Please Check Your IQ at the Door

In a small bend of the Alabama River, surrounded by cotton fields and dirt roads, a group of women turned scraps into masterpieces.

During the Great Depression, President Roosevelt’s own relief agents called Gee’s Bend one of the poorest places in America. A bend so remote that aid had to arrive by boat.

Old cable ferry between Camden and Gee’s Bend, Alabama. 1939.

Plowing at Gee’s Bend. 1937.

Gee’s Bend, an isolated African American community descended from enslaved laborers, had little access to money, schooling, or materials. But they had fabric, including old denim, flour sacks, torn dresses. And from these fragments, they made quilts unlike anything the art world had ever seen.

💡 How They Made Them

Their stitching was not symmetrical or precise. The quilters improvised by slanting patterns, clashing colors, and breaking the rhythm in borders. Yet when these quilts were rediscovered decades later and hung in museums from New York to London, critics compared them to modernists like Matisse and Mondrian. The quilters, who’d never heard of either, simply shrugged.

They weren't making "art." They were keeping warm.

💡 Where It Came From

Their genius was embodied, learned not from textbooks, but from living. Rhythm absorbed from gospel music. Geometry observed in plowed fields. Color harmonies drawn from sunsets over the Alabama River. Each quilt carried memory: a daughter's dress, a husband's work shirt, fabric from a church social.

This wasn't cognitive intelligence. It was intelligence written in the body, passed through hands, remembered in patterns.

Housetop Variation by Loretta Pettway.

Contemporary quilt from a festival.

💡 What It Proves

When the art world finally took notice, the Gee's Bend quilts shattered a long-held assumption: that brilliance must be intentional, educated, elite. Instead, these women proved that the deepest creativity doesn't have to begin with theory, it can begin with necessity, care, and collective memory.

Their art started as survival and ended as transcendence. Not because they studied harder or tested better, but because they trusted what their hands already knew.

The most creative people are prepared to play with ideas because they are not frightened of being wrong.”

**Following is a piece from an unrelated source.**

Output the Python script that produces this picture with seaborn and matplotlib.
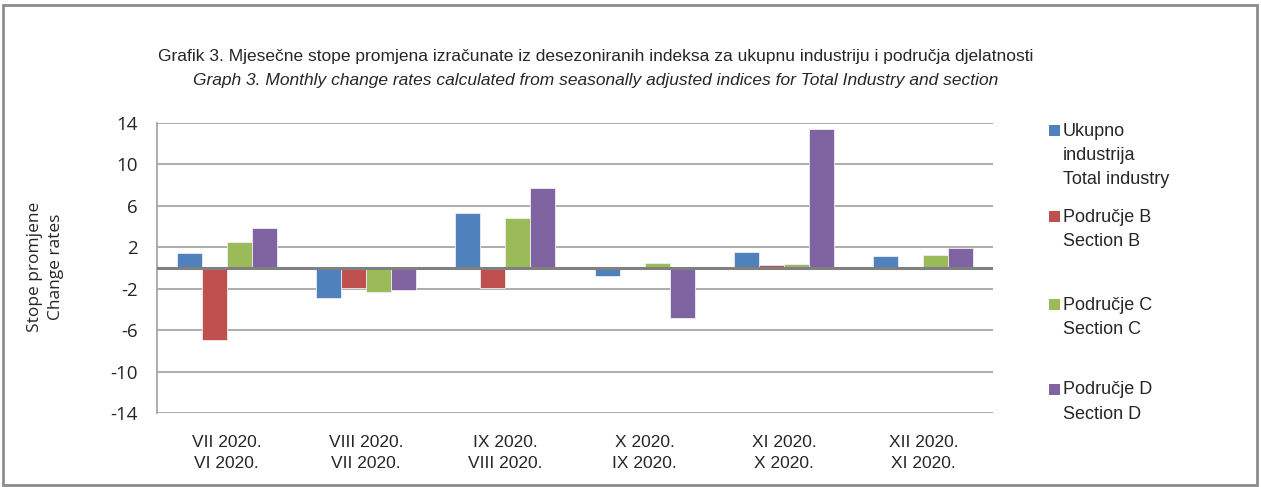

In Gee's Bend, their creativity proved that the deepest kind of intelligence doesn't just solve problems, it sings through them.

BLINKS, THINKS & LINKS

Curiosity Candy

ACTIONABLE PROMPTS

The Credential-Free Zone

Think of one task or domain you’ve quietly wanted to explore but have always felt “unqualified” for: designing a slide, creating a financial model, sketching a product idea, rethinking a process.

Then, set aside two hours to experiment without expectation or expertise. Approach it with curiosity, not performance.

Creativity is not a talent. It is a way of operating.”

Creativity doesn’t require good grades. It begins the moment you start trying.